» Written exercise: Where a line of the listing below includes the word "this", reproduce that line.

» Collection entries:
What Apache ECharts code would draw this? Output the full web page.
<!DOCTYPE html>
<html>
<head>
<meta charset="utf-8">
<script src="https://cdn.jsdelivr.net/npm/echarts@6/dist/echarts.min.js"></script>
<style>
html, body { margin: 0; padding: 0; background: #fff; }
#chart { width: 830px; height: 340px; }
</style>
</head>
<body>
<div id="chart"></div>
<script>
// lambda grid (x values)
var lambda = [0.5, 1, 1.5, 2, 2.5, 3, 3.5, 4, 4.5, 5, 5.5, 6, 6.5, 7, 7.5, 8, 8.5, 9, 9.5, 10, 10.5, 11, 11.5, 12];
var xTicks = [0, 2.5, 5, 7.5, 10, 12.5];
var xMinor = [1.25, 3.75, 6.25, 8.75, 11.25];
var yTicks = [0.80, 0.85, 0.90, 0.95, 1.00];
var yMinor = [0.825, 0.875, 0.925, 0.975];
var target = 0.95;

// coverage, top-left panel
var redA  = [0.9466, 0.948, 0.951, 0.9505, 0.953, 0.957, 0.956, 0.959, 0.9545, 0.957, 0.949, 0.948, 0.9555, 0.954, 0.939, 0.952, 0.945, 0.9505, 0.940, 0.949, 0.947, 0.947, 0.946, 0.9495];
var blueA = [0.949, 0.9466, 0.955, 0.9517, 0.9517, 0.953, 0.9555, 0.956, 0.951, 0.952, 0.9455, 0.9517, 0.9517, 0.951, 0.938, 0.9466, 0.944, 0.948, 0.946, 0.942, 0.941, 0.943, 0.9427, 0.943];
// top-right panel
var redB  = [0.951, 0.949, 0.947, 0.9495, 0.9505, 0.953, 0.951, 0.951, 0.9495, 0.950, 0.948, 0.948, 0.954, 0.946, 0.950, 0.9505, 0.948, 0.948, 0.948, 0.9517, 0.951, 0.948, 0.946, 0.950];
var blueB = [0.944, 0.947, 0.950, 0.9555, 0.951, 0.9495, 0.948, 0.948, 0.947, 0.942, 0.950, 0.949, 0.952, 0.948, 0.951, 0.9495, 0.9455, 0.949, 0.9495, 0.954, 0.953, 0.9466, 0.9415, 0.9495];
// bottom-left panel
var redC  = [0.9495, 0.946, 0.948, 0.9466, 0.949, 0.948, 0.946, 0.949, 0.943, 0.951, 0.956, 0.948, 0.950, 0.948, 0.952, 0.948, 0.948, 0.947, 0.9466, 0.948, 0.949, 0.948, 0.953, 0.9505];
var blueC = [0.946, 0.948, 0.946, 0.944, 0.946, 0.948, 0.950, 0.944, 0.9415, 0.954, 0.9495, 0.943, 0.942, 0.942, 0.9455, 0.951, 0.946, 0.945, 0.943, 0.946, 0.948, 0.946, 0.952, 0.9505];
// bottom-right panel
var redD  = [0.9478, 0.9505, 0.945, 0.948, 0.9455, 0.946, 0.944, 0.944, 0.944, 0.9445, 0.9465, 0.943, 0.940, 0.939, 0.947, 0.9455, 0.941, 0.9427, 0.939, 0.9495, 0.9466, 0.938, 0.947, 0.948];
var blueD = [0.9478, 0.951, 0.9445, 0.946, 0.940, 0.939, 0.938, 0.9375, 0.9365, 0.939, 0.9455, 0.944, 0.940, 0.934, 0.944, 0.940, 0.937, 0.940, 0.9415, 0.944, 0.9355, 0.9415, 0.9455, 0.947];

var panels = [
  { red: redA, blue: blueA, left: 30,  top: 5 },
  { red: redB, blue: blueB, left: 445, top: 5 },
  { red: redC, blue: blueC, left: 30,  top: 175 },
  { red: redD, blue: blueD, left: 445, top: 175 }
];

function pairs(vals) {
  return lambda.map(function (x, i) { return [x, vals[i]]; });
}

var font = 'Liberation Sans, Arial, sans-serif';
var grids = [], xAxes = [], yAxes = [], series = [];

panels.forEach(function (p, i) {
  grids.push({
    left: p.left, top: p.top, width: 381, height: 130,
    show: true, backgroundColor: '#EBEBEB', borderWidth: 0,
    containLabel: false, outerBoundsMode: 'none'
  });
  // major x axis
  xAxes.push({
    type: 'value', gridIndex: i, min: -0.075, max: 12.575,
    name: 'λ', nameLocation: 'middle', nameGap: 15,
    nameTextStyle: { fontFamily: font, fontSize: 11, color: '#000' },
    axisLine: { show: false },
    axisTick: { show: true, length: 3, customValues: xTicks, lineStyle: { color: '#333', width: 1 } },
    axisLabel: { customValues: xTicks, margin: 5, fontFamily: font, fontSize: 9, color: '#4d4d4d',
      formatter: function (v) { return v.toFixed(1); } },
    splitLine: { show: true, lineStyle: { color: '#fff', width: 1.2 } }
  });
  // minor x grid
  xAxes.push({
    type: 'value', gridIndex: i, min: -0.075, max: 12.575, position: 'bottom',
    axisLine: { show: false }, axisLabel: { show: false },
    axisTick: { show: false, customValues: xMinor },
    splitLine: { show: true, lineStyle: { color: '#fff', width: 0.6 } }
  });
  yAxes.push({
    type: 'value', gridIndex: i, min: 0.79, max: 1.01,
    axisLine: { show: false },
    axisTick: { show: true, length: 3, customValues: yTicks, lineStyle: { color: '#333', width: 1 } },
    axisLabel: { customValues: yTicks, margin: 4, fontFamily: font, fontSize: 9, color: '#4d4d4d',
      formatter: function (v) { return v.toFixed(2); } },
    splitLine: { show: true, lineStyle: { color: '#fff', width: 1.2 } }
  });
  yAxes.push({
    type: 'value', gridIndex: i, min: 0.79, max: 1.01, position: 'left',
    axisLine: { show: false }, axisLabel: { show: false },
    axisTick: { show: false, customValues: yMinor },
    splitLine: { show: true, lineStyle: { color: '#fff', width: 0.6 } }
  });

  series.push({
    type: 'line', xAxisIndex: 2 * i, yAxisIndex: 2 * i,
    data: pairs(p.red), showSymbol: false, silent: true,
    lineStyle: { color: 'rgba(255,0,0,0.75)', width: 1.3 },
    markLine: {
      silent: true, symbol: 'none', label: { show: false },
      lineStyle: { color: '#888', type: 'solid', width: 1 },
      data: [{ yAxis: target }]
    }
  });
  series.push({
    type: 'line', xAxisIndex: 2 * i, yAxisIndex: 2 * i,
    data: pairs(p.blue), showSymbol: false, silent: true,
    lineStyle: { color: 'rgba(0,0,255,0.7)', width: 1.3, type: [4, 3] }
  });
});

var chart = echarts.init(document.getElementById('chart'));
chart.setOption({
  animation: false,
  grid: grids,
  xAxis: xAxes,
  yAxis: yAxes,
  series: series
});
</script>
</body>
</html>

* * *

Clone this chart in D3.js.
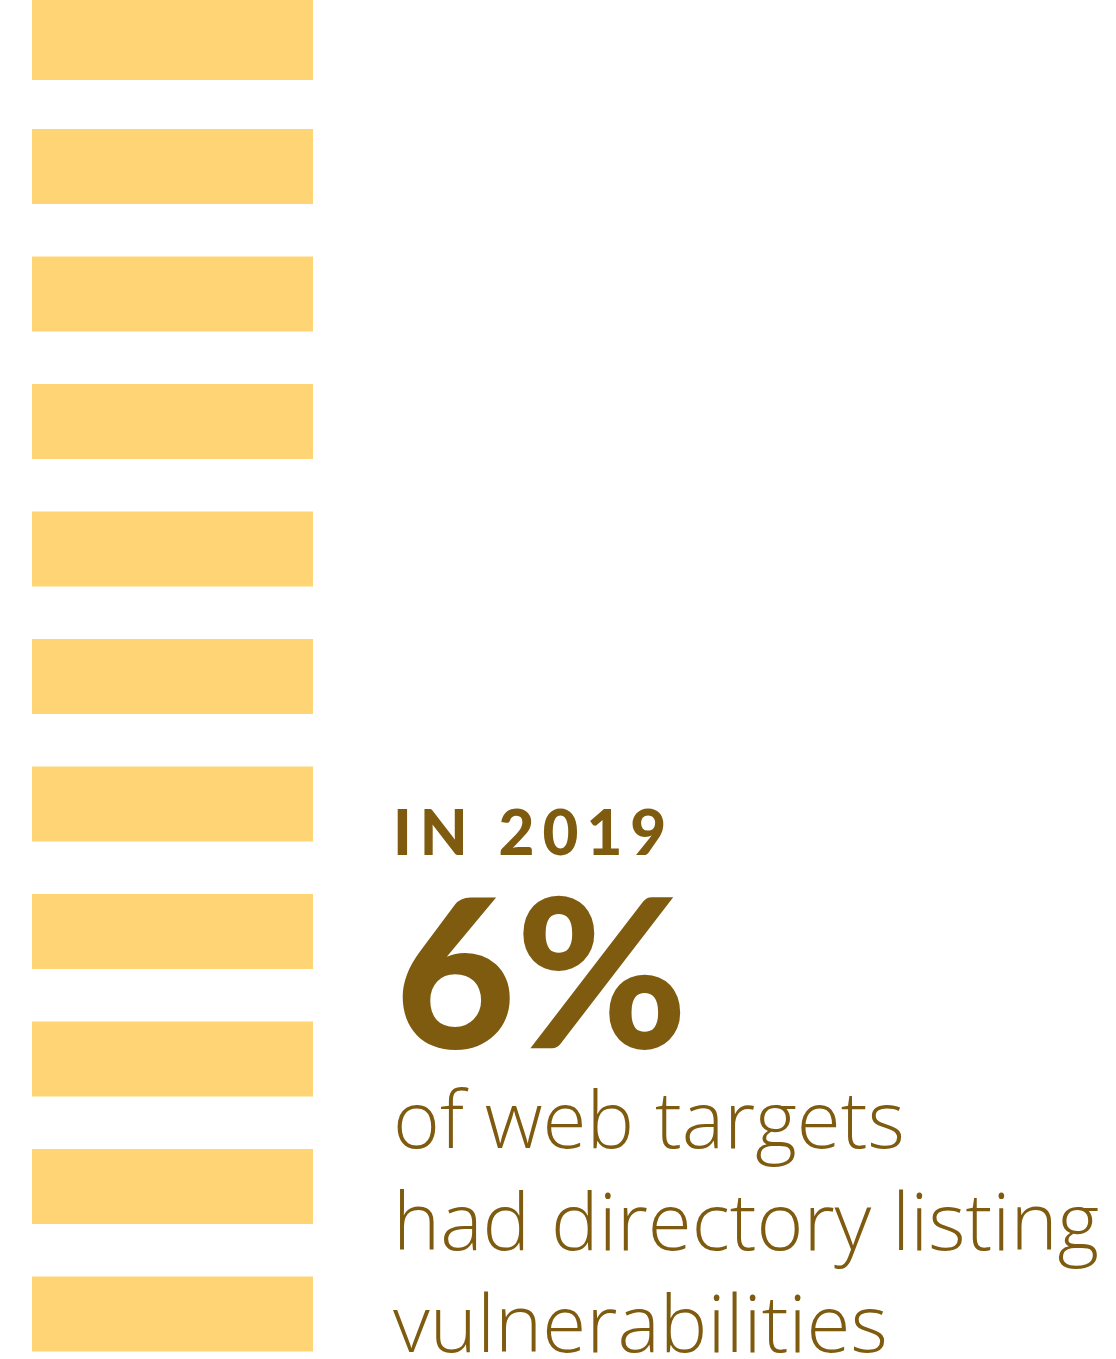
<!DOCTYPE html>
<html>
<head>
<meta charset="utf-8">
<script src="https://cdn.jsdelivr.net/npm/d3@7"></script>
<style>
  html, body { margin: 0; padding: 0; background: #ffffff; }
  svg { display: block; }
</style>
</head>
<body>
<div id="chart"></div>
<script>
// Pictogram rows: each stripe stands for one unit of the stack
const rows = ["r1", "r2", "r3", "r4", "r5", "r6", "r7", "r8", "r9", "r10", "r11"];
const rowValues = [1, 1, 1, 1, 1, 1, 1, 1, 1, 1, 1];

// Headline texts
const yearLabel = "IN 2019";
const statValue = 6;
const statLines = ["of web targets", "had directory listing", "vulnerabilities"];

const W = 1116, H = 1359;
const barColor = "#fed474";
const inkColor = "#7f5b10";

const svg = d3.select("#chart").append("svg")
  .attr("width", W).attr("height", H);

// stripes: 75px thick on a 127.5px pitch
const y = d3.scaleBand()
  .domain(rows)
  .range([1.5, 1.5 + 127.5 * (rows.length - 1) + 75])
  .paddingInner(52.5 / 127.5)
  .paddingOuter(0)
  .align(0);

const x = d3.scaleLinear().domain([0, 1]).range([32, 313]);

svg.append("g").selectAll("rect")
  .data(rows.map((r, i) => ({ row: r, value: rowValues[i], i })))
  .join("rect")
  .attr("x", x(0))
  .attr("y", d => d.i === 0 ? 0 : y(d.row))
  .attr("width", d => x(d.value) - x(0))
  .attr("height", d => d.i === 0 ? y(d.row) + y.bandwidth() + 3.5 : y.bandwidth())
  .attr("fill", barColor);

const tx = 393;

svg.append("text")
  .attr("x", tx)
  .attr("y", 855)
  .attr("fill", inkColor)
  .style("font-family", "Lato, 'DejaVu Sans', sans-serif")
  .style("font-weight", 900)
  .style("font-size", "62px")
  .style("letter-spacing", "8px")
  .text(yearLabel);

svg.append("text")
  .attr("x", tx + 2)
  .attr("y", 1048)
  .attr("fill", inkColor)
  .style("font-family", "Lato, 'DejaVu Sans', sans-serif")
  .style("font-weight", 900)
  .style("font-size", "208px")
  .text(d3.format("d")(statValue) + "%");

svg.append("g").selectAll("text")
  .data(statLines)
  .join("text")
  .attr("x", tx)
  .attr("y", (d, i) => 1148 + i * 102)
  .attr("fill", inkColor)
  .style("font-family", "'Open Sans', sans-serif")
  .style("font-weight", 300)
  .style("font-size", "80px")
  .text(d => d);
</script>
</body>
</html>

» Finished exercise:
What Apache ECharts code would draw this? Output the full web page.
Clone this chart in D3.js.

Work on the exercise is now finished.